US President Joe Biden and Russias President Vladimir Putin meet for the U.S.-Russia summit at Villa La Grange in Geneva, Switzerland. — Reuters/File
 US President Joe Biden and Russia’s President Vladimir Putin meet for the U.S.-Russia summit at Villa La Grange in Geneva, Switzerland. — Reuters/File
  • No hope for improvement in foreseeable future, says Russia.
  • Russia’s invasion of Ukraine has deteriorated ties further.
  • “Past two years have been very bad for bilateral relations,” official says.

Russia said on Friday that relations with the United States were at an all-time low, dismissing the idea the two sides could turn things around halfway through US President Joe Biden’s term in office.

“Bilateral relations are probably at their lowest point historically, unfortunately,” Kremlin spokesman Dmitry Peskov told reporters. “There is no hope for improvement in the foreseeable future.”

Already poor US-Russia ties became even more strained last year when Russia invaded Ukraine, prompting Washington and its allies to respond with a barrage of sanctions against Russia’s economy.

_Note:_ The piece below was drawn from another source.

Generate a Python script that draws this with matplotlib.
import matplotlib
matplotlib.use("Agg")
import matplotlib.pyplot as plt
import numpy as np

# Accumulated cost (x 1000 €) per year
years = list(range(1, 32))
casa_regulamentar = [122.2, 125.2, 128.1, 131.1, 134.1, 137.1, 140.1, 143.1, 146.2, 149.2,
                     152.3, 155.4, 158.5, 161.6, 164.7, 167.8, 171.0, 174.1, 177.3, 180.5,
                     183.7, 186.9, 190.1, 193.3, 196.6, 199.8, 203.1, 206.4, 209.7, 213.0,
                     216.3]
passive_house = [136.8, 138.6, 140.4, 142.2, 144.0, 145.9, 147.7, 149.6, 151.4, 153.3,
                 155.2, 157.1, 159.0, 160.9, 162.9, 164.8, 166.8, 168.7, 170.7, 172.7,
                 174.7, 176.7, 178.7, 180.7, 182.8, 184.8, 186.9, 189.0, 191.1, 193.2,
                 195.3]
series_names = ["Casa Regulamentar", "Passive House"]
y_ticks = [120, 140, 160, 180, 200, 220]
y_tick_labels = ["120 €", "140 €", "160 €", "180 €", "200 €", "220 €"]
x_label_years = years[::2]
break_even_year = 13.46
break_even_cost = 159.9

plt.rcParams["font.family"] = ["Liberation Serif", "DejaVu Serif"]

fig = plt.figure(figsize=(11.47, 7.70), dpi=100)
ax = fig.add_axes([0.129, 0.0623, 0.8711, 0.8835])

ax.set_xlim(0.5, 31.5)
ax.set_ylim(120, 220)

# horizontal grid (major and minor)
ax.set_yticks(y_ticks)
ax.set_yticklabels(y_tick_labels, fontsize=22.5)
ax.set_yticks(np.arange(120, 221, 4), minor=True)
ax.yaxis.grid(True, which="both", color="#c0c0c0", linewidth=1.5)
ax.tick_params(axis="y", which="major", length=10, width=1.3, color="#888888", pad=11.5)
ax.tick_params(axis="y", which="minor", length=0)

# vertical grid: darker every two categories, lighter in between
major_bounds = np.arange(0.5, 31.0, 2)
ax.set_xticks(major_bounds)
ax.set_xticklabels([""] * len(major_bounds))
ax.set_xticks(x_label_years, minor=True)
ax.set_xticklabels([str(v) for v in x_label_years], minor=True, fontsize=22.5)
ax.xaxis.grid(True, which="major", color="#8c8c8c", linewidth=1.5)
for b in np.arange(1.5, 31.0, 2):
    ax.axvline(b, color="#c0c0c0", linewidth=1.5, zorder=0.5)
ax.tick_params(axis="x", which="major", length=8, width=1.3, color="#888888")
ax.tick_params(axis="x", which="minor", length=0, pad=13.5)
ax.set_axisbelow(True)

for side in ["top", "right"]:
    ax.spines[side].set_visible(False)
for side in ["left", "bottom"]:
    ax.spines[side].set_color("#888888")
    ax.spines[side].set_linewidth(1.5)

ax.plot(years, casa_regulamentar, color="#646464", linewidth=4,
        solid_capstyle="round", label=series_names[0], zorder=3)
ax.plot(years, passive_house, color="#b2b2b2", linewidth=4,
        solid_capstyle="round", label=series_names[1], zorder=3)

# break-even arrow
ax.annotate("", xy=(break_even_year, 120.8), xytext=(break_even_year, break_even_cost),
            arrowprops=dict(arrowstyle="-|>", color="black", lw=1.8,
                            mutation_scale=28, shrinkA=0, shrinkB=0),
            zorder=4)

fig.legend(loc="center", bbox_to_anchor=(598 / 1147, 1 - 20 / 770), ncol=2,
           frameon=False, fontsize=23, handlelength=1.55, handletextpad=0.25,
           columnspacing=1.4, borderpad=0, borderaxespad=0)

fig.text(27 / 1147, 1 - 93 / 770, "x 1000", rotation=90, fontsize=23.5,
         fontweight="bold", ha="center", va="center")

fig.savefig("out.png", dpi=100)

The US has also provided Kyiv with substantial economic and military support, drawing condemnation from Russian officials who have accused Washington of playing a direct role in the conflict.

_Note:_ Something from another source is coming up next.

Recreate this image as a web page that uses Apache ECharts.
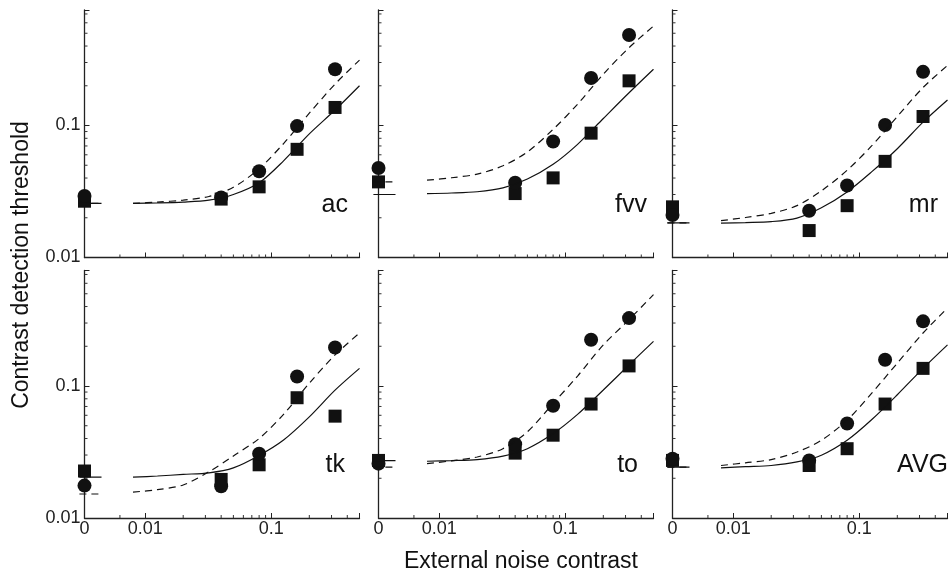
<!DOCTYPE html>
<html>
<head>
<meta charset="utf-8">
<script src="https://cdn.jsdelivr.net/npm/echarts@6/dist/echarts.min.js"></script>
<style>
  html, body { margin: 0; padding: 0; background: #fff; }
  #chart { width: 950px; height: 575px; }
</style>
</head>
<body>
<div id="chart"></div>
<script>
// external noise of the measured points (first one = no noise, drawn at "0")
const noiseLevels = [0, 0.04, 0.08, 0.16, 0.32];
const fitNoise = [0.008, 0.0125, 0.02, 0.032, 0.05, 0.08, 0.125, 0.2, 0.32, 0.5];
// short flat piece of the fit drawn at "0"
const zeroSpan = [-0.3, 1];

const xRange = [0.0033, 0.5];
const yRange = [0.01, 0.75];
const xMinorTicks = [0.0063, 0.02, 0.03, 0.04, 0.05, 0.06, 0.07, 0.08, 0.09, 0.2, 0.3, 0.4];
const yMinorTicks = [0.02, 0.03, 0.04, 0.05, 0.06, 0.07, 0.08, 0.09, 0.2, 0.3, 0.4, 0.5, 0.6, 0.7];

const observers = ['ac', 'fvv', 'mr', 'tk', 'to', 'AVG'];

// circles / squares : thresholds at noiseLevels
// solid / dashed    : fitted curves at fitNoise
// zero              : [solid, dashed] level at "0"
const acCircle = [0.0293, 0.0285, 0.045, 0.099, 0.267];
const acSquare = [0.0267, 0.0277, 0.0343, 0.066, 0.137];
const acSolid  = [0.0257, 0.0259, 0.0263, 0.0272, 0.030, 0.0368, 0.054, 0.0865, 0.131, 0.2];
const acDashed = [0.0257, 0.0263, 0.0272, 0.029, 0.034, 0.0471, 0.073, 0.124, 0.206, 0.313];
const acZero   = [0.0257, 0.0257];

const fvvCircle = [0.0477, 0.0368, 0.0757, 0.229, 0.485];
const fvvSquare = [0.0374, 0.0305, 0.0401, 0.0875, 0.218];
const fvvSolid  = [0.0305, 0.0308, 0.0315, 0.0337, 0.0393, 0.0508, 0.072, 0.113, 0.177, 0.267];
const fvvDashed = [0.0385, 0.0402, 0.0428, 0.0495, 0.063, 0.0935, 0.145, 0.245, 0.389, 0.567];
const fvvZero   = [0.03, 0.0374];

const mrCircle = [0.021, 0.0226, 0.0351, 0.101, 0.255];
const mrSquare = [0.0242, 0.016, 0.0247, 0.0535, 0.117];
const mrSolid  = [0.0182, 0.0184, 0.0187, 0.0199, 0.0238, 0.0314, 0.0445, 0.0667, 0.106, 0.156];
const mrDashed = [0.019, 0.0201, 0.0216, 0.0247, 0.032, 0.0458, 0.07, 0.117, 0.194, 0.285];
const mrZero   = [0.0183, 0.0183];

const tkCircle = [0.0176, 0.0174, 0.0307, 0.118, 0.196];
const tkSquare = [0.0227, 0.0196, 0.0253, 0.0815, 0.0591];
const tkSolid  = [0.0204, 0.0208, 0.0214, 0.022, 0.024, 0.0298, 0.039, 0.0584, 0.093, 0.136];
const tkDashed = [0.0157, 0.0164, 0.0178, 0.0224, 0.0295, 0.04, 0.061, 0.105, 0.172, 0.252];
const tkZero   = [0.0204, 0.0152];

const toCircle = [0.0258, 0.0362, 0.0708, 0.224, 0.327];
const toSquare = [0.0273, 0.031, 0.0424, 0.073, 0.142];
const toSolid  = [0.0269, 0.0272, 0.0277, 0.0294, 0.0335, 0.0436, 0.061, 0.0933, 0.1445, 0.218];
const toDashed = [0.0258, 0.0271, 0.029, 0.0335, 0.045, 0.0738, 0.119, 0.205, 0.318, 0.493];
const toZero   = [0.0272, 0.0243];

const avgCircle = [0.0281, 0.0273, 0.052, 0.158, 0.309];
const avgSquare = [0.0273, 0.025, 0.0335, 0.073, 0.136];
const avgSolid  = [0.024, 0.0245, 0.025, 0.0266, 0.0299, 0.0388, 0.0555, 0.0859, 0.136, 0.205];
const avgDashed = [0.025, 0.0262, 0.0277, 0.0316, 0.0388, 0.0551, 0.088, 0.149, 0.252, 0.39];
const avgZero   = [0.0243, 0.0243];

const panelData = [
  [acCircle, acSquare, acSolid, acDashed, acZero],
  [fvvCircle, fvvSquare, fvvSolid, fvvDashed, fvvZero],
  [mrCircle, mrSquare, mrSolid, mrDashed, mrZero],
  [tkCircle, tkSquare, tkSolid, tkDashed, tkZero],
  [toCircle, toSquare, toSolid, toDashed, toZero],
  [avgCircle, avgSquare, avgSolid, avgDashed, avgZero]
];

// layout
const colLeft = [84.5, 378.5, 672.5];
const rowTop = [10, 270.5];
const panelW = 275, panelH = 247.5;
const labelRight = [348, 647, 938, 345, 638, 948];
const ink = '#111';
const font = 'Liberation Sans, Arial, Helvetica, sans-serif';

function decadeLabel(v) {
  const l = Math.log10(v);
  if (Math.abs(l + 2) < 1e-6) return '0.01';
  if (Math.abs(l + 1) < 1e-6) return '0.1';
  return '';
}

const grid = [], xAxis = [], yAxis = [], series = [], graphic = [];

observers.forEach((name, i) => {
  const r = Math.floor(i / 3), c = i % 3;
  const [circ, sq, solid, dashed, zero] = panelData[i];
  const gMain = 2 * i, gZero = 2 * i + 1;

  grid.push({ left: colLeft[c], top: rowTop[r], width: panelW, height: panelH,
              containLabel: false, outerBoundsMode: 'none' });
  grid.push({ left: colLeft[c] - 17, top: rowTop[r], width: 34, height: panelH,
              containLabel: false, outerBoundsMode: 'none' });

  xAxis.push({
    type: 'log', logBase: 10, gridIndex: gMain, min: xRange[0], max: xRange[1],
    axisLine: { show: true, onZero: false, lineStyle: { color: '#222', width: 1.3 } },
    axisTick: { show: true, inside: true, length: 5, lineStyle: { color: '#222' } },
    axisLabel: { show: r === 1, formatter: decadeLabel, color: '#222', fontSize: 18,
                 fontFamily: font, margin: 2 },
    splitLine: { show: false }
  });
  xAxis.push({
    type: 'value', gridIndex: gZero, min: -1, max: 1, interval: 1,
    axisLine: { show: false }, axisTick: { show: false }, splitLine: { show: false },
    axisLabel: { show: r === 1, formatter: v => (v === 0 ? '0' : ''), color: '#222',
                 fontSize: 18, fontFamily: font, margin: 2 }
  });
  yAxis.push({
    type: 'log', logBase: 10, gridIndex: gMain, min: yRange[0], max: yRange[1],
    axisLine: { show: true, onZero: false, lineStyle: { color: '#222', width: 1.3 } },
    axisTick: { show: true, inside: true, length: 5, lineStyle: { color: '#222' } },
    axisLabel: { show: c === 0, formatter: decadeLabel, color: '#222', fontSize: 18,
                 fontFamily: font, margin: 4 },
    splitLine: { show: false }
  });
  yAxis.push({ type: 'log', logBase: 10, gridIndex: gZero, min: yRange[0], max: yRange[1], show: false });

  const lineBase = { type: 'line', symbol: 'none', silent: true, animation: false };
  series.push(Object.assign({}, lineBase, {
    xAxisIndex: gMain, yAxisIndex: gMain, smooth: 0.3,
    data: fitNoise.map((x, k) => [x, solid[k]]),
    lineStyle: { color: ink, width: 1.2 }
  }));
  series.push(Object.assign({}, lineBase, {
    xAxisIndex: gMain, yAxisIndex: gMain, smooth: 0.3,
    data: fitNoise.map((x, k) => [x, dashed[k]]),
    lineStyle: { color: ink, width: 1.2, type: [7, 5] }
  }));
  series.push(Object.assign({}, lineBase, {
    xAxisIndex: gZero, yAxisIndex: gZero, clip: false,
    data: zeroSpan.map(x => [x, zero[0]]),
    lineStyle: { color: ink, width: 1.2 }
  }));
  series.push(Object.assign({}, lineBase, {
    xAxisIndex: gZero, yAxisIndex: gZero, clip: false,
    data: zeroSpan.map(x => [x, zero[1]]),
    lineStyle: { color: ink, width: 1.2, type: [7, 5] }
  }));

  // minor ticks drawn inside the axes
  series.push({
    type: 'scatter', xAxisIndex: gMain, yAxisIndex: gMain, silent: true, clip: false,
    data: xMinorTicks.map(x => [x, yRange[0]]),
    symbol: 'rect', symbolSize: [1, 3], symbolOffset: [0, -1.5],
    itemStyle: { color: '#333', opacity: 1 }
  });
  series.push({
    type: 'scatter', xAxisIndex: gMain, yAxisIndex: gMain, silent: true, clip: false,
    data: yMinorTicks.map(y => [xRange[0], y]),
    symbol: 'rect', symbolSize: [3, 1], symbolOffset: [1.5, 0],
    itemStyle: { color: '#333', opacity: 1 }
  });

  const sqBase = { type: 'scatter', symbol: 'rect', symbolSize: 13, silent: true,
                   clip: false, itemStyle: { color: ink, opacity: 1 } };
  const ciBase = { type: 'scatter', symbol: 'circle', symbolSize: 14, silent: true,
                   clip: false, itemStyle: { color: ink, opacity: 1 } };
  series.push(Object.assign({}, sqBase, { xAxisIndex: gMain, yAxisIndex: gMain,
    data: noiseLevels.slice(1).map((x, k) => [x, sq[k + 1]]) }));
  series.push(Object.assign({}, sqBase, { xAxisIndex: gZero, yAxisIndex: gZero,
    data: [[noiseLevels[0], sq[0]]] }));
  series.push(Object.assign({}, ciBase, { xAxisIndex: gMain, yAxisIndex: gMain,
    data: noiseLevels.slice(1).map((x, k) => [x, circ[k + 1]]) }));
  series.push(Object.assign({}, ciBase, { xAxisIndex: gZero, yAxisIndex: gZero,
    data: [[noiseLevels[0], circ[0]]] }));

  graphic.push({
    type: 'text', x: labelRight[i], y: r === 0 ? 205 : 465,
    style: { text: name, fill: ink, font: '25px ' + font,
             textAlign: 'right', textVerticalAlign: 'middle' }
  });
});

graphic.push({
  type: 'text', x: 521, y: 562,
  style: { text: 'External noise contrast', fill: ink, font: '23px ' + font,
           textAlign: 'center', textVerticalAlign: 'middle' }
});
graphic.push({
  type: 'text', x: 22, y: 265, rotation: Math.PI / 2,
  style: { text: 'Contrast detection threshold', fill: ink, font: '23px ' + font,
           textAlign: 'center', textVerticalAlign: 'middle' }
});

const myChart = echarts.init(document.getElementById('chart'), null, { renderer: 'canvas' });
myChart.setOption({
  animation: false,
  backgroundColor: '#fff',
  grid: grid,
  xAxis: xAxis,
  yAxis: yAxis,
  series: series,
  graphic: graphic
});
</script>
</body>
</html>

While there have been occasional diplomatic successes, including prisoner swaps involving US Marine veteran Trevor Reed and basketball star Brittney Griner, high-level contact has been scarce.

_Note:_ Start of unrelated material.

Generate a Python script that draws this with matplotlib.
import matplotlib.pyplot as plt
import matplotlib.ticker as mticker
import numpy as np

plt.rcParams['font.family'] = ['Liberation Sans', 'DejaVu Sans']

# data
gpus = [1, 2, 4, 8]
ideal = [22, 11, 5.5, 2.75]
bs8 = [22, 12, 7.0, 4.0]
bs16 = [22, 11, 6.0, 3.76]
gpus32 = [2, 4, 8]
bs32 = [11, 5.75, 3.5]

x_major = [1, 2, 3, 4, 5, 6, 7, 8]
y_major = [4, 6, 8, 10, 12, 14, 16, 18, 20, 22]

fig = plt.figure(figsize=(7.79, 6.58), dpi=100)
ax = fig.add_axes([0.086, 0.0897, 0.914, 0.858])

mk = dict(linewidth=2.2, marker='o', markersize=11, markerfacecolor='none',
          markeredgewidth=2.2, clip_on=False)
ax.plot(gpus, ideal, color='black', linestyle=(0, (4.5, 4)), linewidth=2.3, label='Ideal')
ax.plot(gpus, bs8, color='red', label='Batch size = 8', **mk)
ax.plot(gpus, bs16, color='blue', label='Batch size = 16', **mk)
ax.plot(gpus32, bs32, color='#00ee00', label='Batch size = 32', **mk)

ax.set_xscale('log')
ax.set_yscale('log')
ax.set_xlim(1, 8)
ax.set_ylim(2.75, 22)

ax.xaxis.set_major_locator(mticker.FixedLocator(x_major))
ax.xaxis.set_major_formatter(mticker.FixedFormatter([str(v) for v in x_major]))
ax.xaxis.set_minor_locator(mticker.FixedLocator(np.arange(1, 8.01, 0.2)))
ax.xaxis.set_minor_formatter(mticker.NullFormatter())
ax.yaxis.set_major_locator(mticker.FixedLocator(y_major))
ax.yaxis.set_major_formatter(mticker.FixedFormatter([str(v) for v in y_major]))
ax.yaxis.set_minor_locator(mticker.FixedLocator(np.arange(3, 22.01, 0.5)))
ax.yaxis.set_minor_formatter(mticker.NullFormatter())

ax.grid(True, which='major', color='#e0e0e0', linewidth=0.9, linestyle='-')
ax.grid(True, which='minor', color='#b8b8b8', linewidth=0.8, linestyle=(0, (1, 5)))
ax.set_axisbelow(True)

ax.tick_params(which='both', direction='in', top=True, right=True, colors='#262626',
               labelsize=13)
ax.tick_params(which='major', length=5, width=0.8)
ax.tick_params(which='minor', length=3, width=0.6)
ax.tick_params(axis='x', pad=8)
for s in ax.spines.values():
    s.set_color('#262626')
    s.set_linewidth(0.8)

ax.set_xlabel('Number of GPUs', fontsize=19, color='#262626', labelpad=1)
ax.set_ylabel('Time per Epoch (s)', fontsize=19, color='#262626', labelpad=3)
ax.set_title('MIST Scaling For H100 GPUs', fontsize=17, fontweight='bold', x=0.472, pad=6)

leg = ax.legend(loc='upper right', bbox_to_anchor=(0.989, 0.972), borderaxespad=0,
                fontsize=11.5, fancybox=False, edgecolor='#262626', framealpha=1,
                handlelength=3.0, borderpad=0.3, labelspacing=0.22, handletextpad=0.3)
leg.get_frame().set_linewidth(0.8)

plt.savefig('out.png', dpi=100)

US-Russia talks on resuming inspections under the New Strategic Arms Reduction Treaty (START) were called off at the last minute in November last year, while the Kremlin has played down the idea of face-to-face talks between Biden and President Vladimir Putin – who last met in person in Geneva in June 2021.

“The past two years have been, despite initial timid hopes related to Geneva … very bad for bilateral relations,” Peskov said.

The Kremlin has kept open the possibility of further talks between Russia’s foreign spy chief Sergei Naryshkin and US Central Intelligence Agency (CIA) Director William Burns, who met in Ankara in November.